▸ **PROMPT**
Restate each of the lines below word for word and drop every picture.

★ ★ ★ ★ ★ ★ ★

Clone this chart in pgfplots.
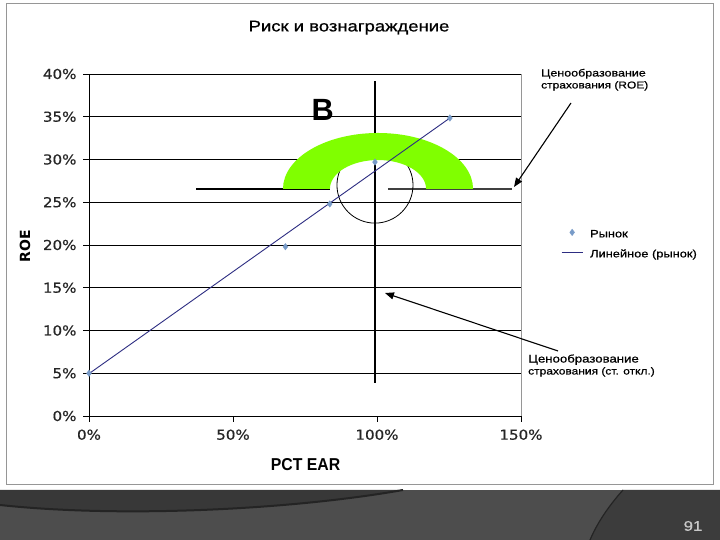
\documentclass[border=0pt]{standalone}
\usepackage{fontspec}
\setmainfont[FakeStretch=1.2, FakeBold=0.7]{Liberation Sans}
\newfontfamily\tickfont[FakeStretch=1.1, FakeBold=0.5]{DejaVu Sans}
\newfontfamily\labfont{DejaVu Sans}
\newfontfamily\narrowbold[FakeStretch=0.92]{Liberation Sans}
\newfontfamily\plainsans{Liberation Sans}
\usepackage{pgfplots}
\pgfplotsset{compat=1.18}
\usetikzlibrary{arrows.meta}

\definecolor{mkblue}{RGB}{120,155,200}
\definecolor{trend}{RGB}{45,45,130}
\definecolor{lime}{RGB}{128,255,0}
\definecolor{foot}{RGB}{77,77,77}
\definecolor{footdark}{RGB}{56,56,56}
\definecolor{footline}{RGB}{36,36,36}
\definecolor{footright}{RGB}{60,60,60}
\definecolor{framegray}{RGB}{150,150,150}
\definecolor{pagenum}{RGB}{200,200,200}

\pgfplotsset{
  rynok legend/.style={legend image code/.code={\draw[##1, mark repeat=2, mark phase=2]
      plot coordinates {(0bp,2bp) (10.5bp,2bp) (21bp,2bp)};}},
  trend legend/.style={legend image code/.code={\draw[##1] (0bp,2bp) -- (21bp,2bp);}},
}

\begin{document}
\begin{tikzpicture}[x=1bp,y=1bp]
% slide background, frame and footer
\path[use as bounding box] (0,0) rectangle (720,540);
\fill[white] (0,0) rectangle (720,540);
\draw[framegray, line width=1bp] (6,55) rectangle (713,536);
\fill[foot] (0,0) rectangle (720,50);
\fill[footdark] (0,50) -- (0,35) .. controls (120,22) and (290,30) .. (403,50) -- cycle;
\draw[footline, line width=2bp] (0,35) .. controls (120,22) and (290,30) .. (403,50);
\fill[footright] (623,50) .. controls (605,30) and (595,12) .. (590,0) -- (720,0) -- (720,50) -- cycle;
\draw[footline, line width=1.2bp] (623,50) .. controls (605,30) and (595,12) .. (590,0);
\node[text=pagenum] at (693,14) {\fontsize{14bp}{16bp}\selectfont 91};

\begin{axis}[
    at={(89bp,124bp)}, anchor=south west,
    scale only axis, width=432bp, height=342bp,
    xmin=0, xmax=150, ymin=0, ymax=40,
    axis x line*=bottom, axis y line*=left,
    axis line style={black, line width=0.9bp},
    xtick={0,50,100,150}, xticklabels={0\%,50\%,100\%,150\%},
    ytick={0,5,...,40},
    yticklabels={0\%,5\%,10\%,15\%,20\%,25\%,30\%,35\%,40\%},
    tick align=outside, major tick length=6bp,
    tick style={black, line width=0.9bp},
    ymajorgrids, grid style={black, line width=0.9bp},
    tick label style={font=\tickfont\fontsize{13.7bp}{15bp}\selectfont, text=black!85},
    xticklabel style={yshift=-4bp},
    yticklabel style={xshift=-3bp},
    clip=false,
    legend cell align=left,
    legend style={at={(1.0926,0.5468)}, anchor=north west,
      draw=none, fill=none, inner sep=0pt,
      font=\fontsize{10.7bp}{12bp}\selectfont,
      nodes={inner sep=0pt, text height=8bp, text depth=2bp},
      row sep=10bp,
      /tikz/every odd column/.append style={column sep=7bp}},
  ]
  % annotation shapes drawn under the data
  \draw[framegray, line width=1bp] (axis cs:150,0) -- (axis cs:150,40);
  \draw[black, line width=1.4bp] (axis cs:99.3,3.86) -- (axis cs:99.3,39.2);
  \draw[black, line width=1.4bp] (axis cs:37.2,26.55) -- (axis cs:83.7,26.55);
  \draw[black!75, line width=1.4bp] (axis cs:103.8,26.55) -- (axis cs:146.9,26.55);
  \draw[black, line width=0.8bp] (axis cs:99.3,27.0) ellipse [x radius=13.2, y radius=4.44];
  \fill[lime] (axis cs:67.35,26.55)
      arc[start angle=180, end angle=0, x radius=33, y radius=6.55]
      -- (axis cs:117.05,26.55)
      arc[start angle=0, end angle=180, x radius=16.7, y radius=3.39]
      -- cycle;

  \addplot[only marks, mark=diamond*, mark size=3.2bp, color=mkblue, rynok legend]
    coordinates {(0,5.0) (68.2,19.8) (83.6,24.8) (99.3,29.7) (125.3,34.85)};
  \addlegendentry{Рынок}
  \addplot[trend, line width=0.9bp, no marks, trend legend]
    coordinates {(0,4.95) (125.3,34.85)};
  \addlegendentry{Линейное (рынок)}
\end{axis}

% titles, labels and callouts
\node at (349,512.3) {\fontsize{15.4bp}{17bp}\selectfont Риск и вознаграждение};
\node[rotate=90] at (25,294) {\labfont\bfseries\fontsize{14bp}{16bp}\selectfont ROE};
\node at (305.5,75) {\narrowbold\bfseries\fontsize{17.2bp}{19bp}\selectfont PCT EAR};
\node at (322.8,430) {\plainsans\bfseries\fontsize{30.7bp}{32bp}\selectfont B};
\node[anchor=west, align=left, inner sep=0pt] at (541,460.3)
  {\fontsize{10.4bp}{14.5bp}\selectfont Ценообразование\\страхования (ROE)};
\node[anchor=west, align=left, inner sep=0pt] at (528,174.5)
  {\fontsize{11bp}{20bp}\selectfont Ценообразование\\страхования (ст. откл.)};
\draw[-{Triangle[length=9bp,width=7bp]}, line width=1.1bp] (571,437) -- (514,353);
\draw[-{Triangle[length=9bp,width=7bp]}, line width=1.1bp] (558,189) -- (385,247);
\end{tikzpicture}
\end{document}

★ ★ ★ ★ ★ ★ ★

▸ **RESPONSE TO THE TASK**
Clone this chart in pgfplots.
\documentclass[border=0pt]{standalone}
\usepackage{fontspec}
\setmainfont[FakeStretch=1.2, FakeBold=0.7]{Liberation Sans}
\newfontfamily\tickfont[FakeStretch=1.1, FakeBold=0.5]{DejaVu Sans}
\newfontfamily\labfont{DejaVu Sans}
\newfontfamily\narrowbold[FakeStretch=0.92]{Liberation Sans}
\newfontfamily\plainsans{Liberation Sans}
\usepackage{pgfplots}
\pgfplotsset{compat=1.18}
\usetikzlibrary{arrows.meta}

\definecolor{mkblue}{RGB}{120,155,200}
\definecolor{trend}{RGB}{45,45,130}
\definecolor{lime}{RGB}{128,255,0}
\definecolor{foot}{RGB}{77,77,77}
\definecolor{footdark}{RGB}{56,56,56}
\definecolor{footline}{RGB}{36,36,36}
\definecolor{footright}{RGB}{60,60,60}
\definecolor{framegray}{RGB}{150,150,150}
\definecolor{pagenum}{RGB}{200,200,200}

\pgfplotsset{
  rynok legend/.style={legend image code/.code={\draw[##1, mark repeat=2, mark phase=2]
      plot coordinates {(0bp,2bp) (10.5bp,2bp) (21bp,2bp)};}},
  trend legend/.style={legend image code/.code={\draw[##1] (0bp,2bp) -- (21bp,2bp);}},
}

\begin{document}
\begin{tikzpicture}[x=1bp,y=1bp]
% slide background, frame and footer
\path[use as bounding box] (0,0) rectangle (720,540);
\fill[white] (0,0) rectangle (720,540);
\draw[framegray, line width=1bp] (6,55) rectangle (713,536);
\fill[foot] (0,0) rectangle (720,50);
\fill[footdark] (0,50) -- (0,35) .. controls (120,22) and (290,30) .. (403,50) -- cycle;
\draw[footline, line width=2bp] (0,35) .. controls (120,22) and (290,30) .. (403,50);
\fill[footright] (623,50) .. controls (605,30) and (595,12) .. (590,0) -- (720,0) -- (720,50) -- cycle;
\draw[footline, line width=1.2bp] (623,50) .. controls (605,30) and (595,12) .. (590,0);
\node[text=pagenum] at (693,14) {\fontsize{14bp}{16bp}\selectfont 91};

\begin{axis}[
    at={(89bp,124bp)}, anchor=south west,
    scale only axis, width=432bp, height=342bp,
    xmin=0, xmax=150, ymin=0, ymax=40,
    axis x line*=bottom, axis y line*=left,
    axis line style={black, line width=0.9bp},
    xtick={0,50,100,150}, xticklabels={0\%,50\%,100\%,150\%},
    ytick={0,5,...,40},
    yticklabels={0\%,5\%,10\%,15\%,20\%,25\%,30\%,35\%,40\%},
    tick align=outside, major tick length=6bp,
    tick style={black, line width=0.9bp},
    ymajorgrids, grid style={black, line width=0.9bp},
    tick label style={font=\tickfont\fontsize{13.7bp}{15bp}\selectfont, text=black!85},
    xticklabel style={yshift=-4bp},
    yticklabel style={xshift=-3bp},
    clip=false,
    legend cell align=left,
    legend style={at={(1.0926,0.5468)}, anchor=north west,
      draw=none, fill=none, inner sep=0pt,
      font=\fontsize{10.7bp}{12bp}\selectfont,
      nodes={inner sep=0pt, text height=8bp, text depth=2bp},
      row sep=10bp,
      /tikz/every odd column/.append style={column sep=7bp}},
  ]
  % annotation shapes drawn under the data
  \draw[framegray, line width=1bp] (axis cs:150,0) -- (axis cs:150,40);
  \draw[black, line width=1.4bp] (axis cs:99.3,3.86) -- (axis cs:99.3,39.2);
  \draw[black, line width=1.4bp] (axis cs:37.2,26.55) -- (axis cs:83.7,26.55);
  \draw[black!75, line width=1.4bp] (axis cs:103.8,26.55) -- (axis cs:146.9,26.55);
  \draw[black, line width=0.8bp] (axis cs:99.3,27.0) ellipse [x radius=13.2, y radius=4.44];
  \fill[lime] (axis cs:67.35,26.55)
      arc[start angle=180, end angle=0, x radius=33, y radius=6.55]
      -- (axis cs:117.05,26.55)
      arc[start angle=0, end angle=180, x radius=16.7, y radius=3.39]
      -- cycle;

  \addplot[only marks, mark=diamond*, mark size=3.2bp, color=mkblue, rynok legend]
    coordinates {(0,5.0) (68.2,19.8) (83.6,24.8) (99.3,29.7) (125.3,34.85)};
  \addlegendentry{Рынок}
  \addplot[trend, line width=0.9bp, no marks, trend legend]
    coordinates {(0,4.95) (125.3,34.85)};
  \addlegendentry{Линейное (рынок)}
\end{axis}

% titles, labels and callouts
\node at (349,512.3) {\fontsize{15.4bp}{17bp}\selectfont Риск и вознаграждение};
\node[rotate=90] at (25,294) {\labfont\bfseries\fontsize{14bp}{16bp}\selectfont ROE};
\node at (305.5,75) {\narrowbold\bfseries\fontsize{17.2bp}{19bp}\selectfont PCT EAR};
\node at (322.8,430) {\plainsans\bfseries\fontsize{30.7bp}{32bp}\selectfont B};
\node[anchor=west, align=left, inner sep=0pt] at (541,460.3)
  {\fontsize{10.4bp}{14.5bp}\selectfont Ценообразование\\страхования (ROE)};
\node[anchor=west, align=left, inner sep=0pt] at (528,174.5)
  {\fontsize{11bp}{20bp}\selectfont Ценообразование\\страхования (ст. откл.)};
\draw[-{Triangle[length=9bp,width=7bp]}, line width=1.1bp] (571,437) -- (514,353);
\draw[-{Triangle[length=9bp,width=7bp]}, line width=1.1bp] (558,189) -- (385,247);
\end{tikzpicture}
\end{document}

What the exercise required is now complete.